Average Number of Non-Zero Elements in Vectorized Articles: 107.28038379530916
Percentage of columns containing 0: 0.9970706028126451


As we can see from the output above, the average vectorized article contains 107 non-zero columns. This means that 99.7% of each vector is actually zeroes! This is one reason why it's best not to create your own vectorizers, and rely on professional packages such as scikit-learn and NLTK instead -- they contain many speed and memory optimizations specifically for dealing with sparse vectors.

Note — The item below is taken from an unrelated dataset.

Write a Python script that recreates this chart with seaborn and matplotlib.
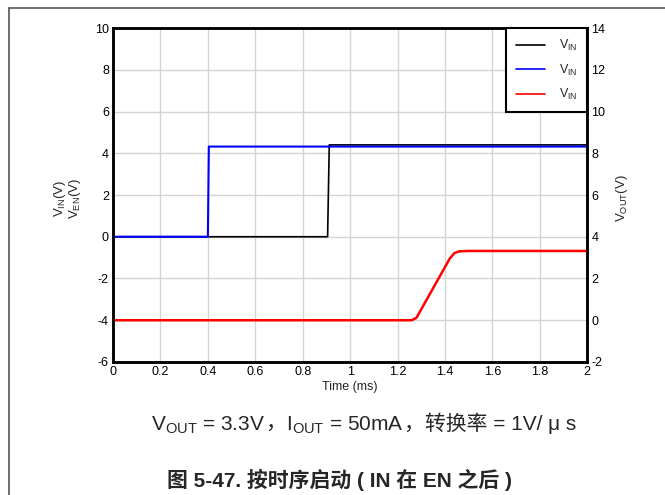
import numpy as np
import pandas as pd
import matplotlib
matplotlib.use("Agg")
from matplotlib import pyplot as plt
from matplotlib.lines import Line2D
from matplotlib.offsetbox import TextArea, HPacker, AnchoredOffsetbox
import seaborn as sns

# waveform data read from the scope capture
vin_time = [0.0, 0.905, 0.912, 2.0]
vin_volt = [0.0, 0.0, 4.40, 4.40]
en_time = [0.0, 0.400, 0.404, 2.0]
en_volt = [0.0, 0.0, 4.32, 4.32]
vout_time = [0.0, 1.26, 1.28, 1.42, 1.44, 1.46, 1.50, 2.0]
vout_volt = [0.0, 0.0, 0.12, 2.95, 3.22, 3.30, 3.32, 3.32]

legend_labels = [r"V$_\mathregular{IN}$", r"V$_\mathregular{IN}$", r"V$_\mathregular{IN}$"]
x_ticks = [0, 0.2, 0.4, 0.6, 0.8, 1, 1.2, 1.4, 1.6, 1.8, 2]
x_tick_labels = ["0", "0.2", "0.4", "0.6", "0.8", "1", "1.2", "1.4", "1.6", "1.8", "2"]

sns.set_style("whitegrid")
plt.rcParams['font.family'] = ['Liberation Sans', 'Noto Sans CJK SC', 'DejaVu Sans']
plt.rcParams['mathtext.fontset'] = 'custom'
plt.rcParams['mathtext.rm'] = 'Liberation Sans'
plt.rcParams['axes.unicode_minus'] = False

fig = plt.figure(figsize=(6.65, 4.95), dpi=100)
ax = fig.add_axes([0.170, 0.2687, 0.713, 0.6747])
ax2 = ax.twinx()

vin = pd.DataFrame({"t": vin_time, "v": vin_volt})
en = pd.DataFrame({"t": en_time, "v": en_volt})
vout = pd.DataFrame({"t": vout_time, "v": vout_volt})

sns.lineplot(data=vin, x="t", y="v", ax=ax, color="black", lw=1.2, legend=False)
sns.lineplot(data=en, x="t", y="v", ax=ax, color="#0000ff", lw=1.5, legend=False)
sns.lineplot(data=vout, x="t", y="v", ax=ax2, color="#ff0000", lw=1.8, legend=False)

ax.set_xlim(0, 2)
ax.set_ylim(-6, 10)
ax2.set_ylim(-2, 14)
ax.set_xticks(x_ticks)
ax.set_xticklabels(x_tick_labels)
ax.set_yticks(np.arange(-6, 11, 2))
ax2.set_yticks(np.arange(-2, 15, 2))
ax2.grid(False)
ax.grid(True, color="#d4d4d4", lw=1.0)

for a in (ax, ax2):
    a.tick_params(length=0, labelsize=9, pad=3, colors="black")
    for s in a.spines.values():
        s.set_color("black")
        s.set_linewidth(1.8)

ax.set_xlabel("Time (ms)", fontsize=9, labelpad=2)
ax.set_ylabel("")
ax2.set_ylabel("")
fig.text(0.090, 0.60, r"V$_\mathregular{IN}$(V)", rotation=90, fontsize=9.5, ha="center", va="center")
fig.text(0.113, 0.60, r"V$_\mathregular{EN}$(V)", rotation=90, fontsize=9.5, ha="center", va="center")
fig.text(0.935, 0.60, r"V$_\mathregular{OUT}$(V)", rotation=90, fontsize=9.5, ha="center", va="center")

handles = [Line2D([], [], color="black", lw=1.2),
           Line2D([], [], color="#0000ff", lw=1.2),
           Line2D([], [], color="#ff0000", lw=1.2)]
leg = ax2.legend(handles, legend_labels, loc="upper right", fontsize=9, frameon=True,
                 fancybox=False, borderaxespad=0, handlelength=2.3, labelspacing=0.75,
                 borderpad=0.8, handletextpad=1.1)
leg.get_frame().set_edgecolor("black")
leg.get_frame().set_linewidth(1.5)
leg.get_frame().set_alpha(1)

# condition line: mathtext pieces and CJK pieces packed side by side
cjk = ['Liberation Sans', 'Noto Sans CJK SC', 'DejaVu Sans']
fs = 15
pieces = [
    TextArea(r"V$_\mathregular{OUT}$ = 3.3V ", textprops=dict(fontsize=fs)),
    TextArea("，", textprops=dict(fontsize=fs, family=cjk)),
    TextArea(r"I$_\mathregular{OUT}$ = 50mA ", textprops=dict(fontsize=fs)),
    TextArea("，转换率 = 1V/ μ s", textprops=dict(fontsize=fs, family=cjk)),
]
box = HPacker(children=pieces, align="baseline", pad=0, sep=0)
anch = AnchoredOffsetbox(loc="center", child=box, frameon=False,
                         bbox_to_anchor=(0.547, 0.143), bbox_transform=fig.transFigure,
                         borderpad=0, pad=0)
fig.add_artist(anch)

fig.text(0.511, 0.030, "图 5-47. 按时序启动 ( IN 在 EN 之后 )", fontsize=15, fontweight="bold",
         ha="center", va="center", family=cjk)

# page frame lines
fig.add_artist(Line2D([0.0135, 1.0], [0.984, 0.984], color="#555555", lw=1.2))
fig.add_artist(Line2D([0.0135, 0.0135], [0.0, 0.984], color="#555555", lw=1.2))

fig.savefig("out.png", dpi=100)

This way, we aren't wasting a giant chunk of memory on a vectorized dataset that only has valid information in 0.3% of it.

In [25]:
nb_classifier = MultinomialNB()
rf_classifier = RandomForestClassifier(n_estimators=100)

In [27]:
nb_classifier.fit(tf_idf_data_train, target)
rf_classifier.fit(tf_idf_data_train, target)

RandomForestClassifier(bootstrap=True, ccp_alpha=0.0, class_weight=None,
                       criterion='gini', max_depth=None, max_features='auto',
                       max_leaf_nodes=None, max_samples=None,
                       min_impurity_decrease=0.0, min_impurity_split=None,
                       min_samples_leaf=1, min_samples_split=2,
                       min_weight_fraction_leaf=0.0, n_estimators=100,
                       n_jobs=None, oob_score=False, random_state=None,
                       verbose=0, warm_start=False)

In [29]:
nb_train_preds = nb_classifier.predict(tf_idf_data_train)
nb_test_preds = nb_classifier.predict(tf_idf_data_test)

rf_train_preds = rf_classifier.predict(tf_idf_data_train)
rf_test_preds = rf_classifier.predict(tf_idf_data_test)

In [30]:
nb_train_score = accuracy_score(target, nb_train_preds)
nb_test_score = accuracy_score(newsgroups_test.target, nb_test_preds)
rf_train_score = accuracy_score(target, rf_train_preds)
rf_test_score = accuracy_score(newsgroups_test.target, rf_test_preds)

print("Multinomial Naive Bayes")
print("Training Accuracy: {:.4} \t\t Testing Accuracy: {:.4}".format(nb_train_score, nb_test_score))
print("")
print('-'*70)
print("")
print('Random Forest')
print("Training Accuracy: {:.4} \t\t Testing Accuracy: {:.4}".format(rf_train_score, rf_test_score))

Multinomial Naive Bayes
Training Accuracy: 0.9531 		 Testing Accuracy: 0.8126

----------------------------------------------------------------------

Random Forest
Training Accuracy: 0.9851 		 Testing Accuracy: 0.7896


The models did well. Since there are five classes, the naive accuracy rate (random guessing) would be 20%. 

With scores of 78 and 81 percent, the models did much better than random guessing. 

There is some evidence of overfitting, as the scores on the training set are much higher than those of the test set. 

This suggests that the models' fits could be improved with some tuning.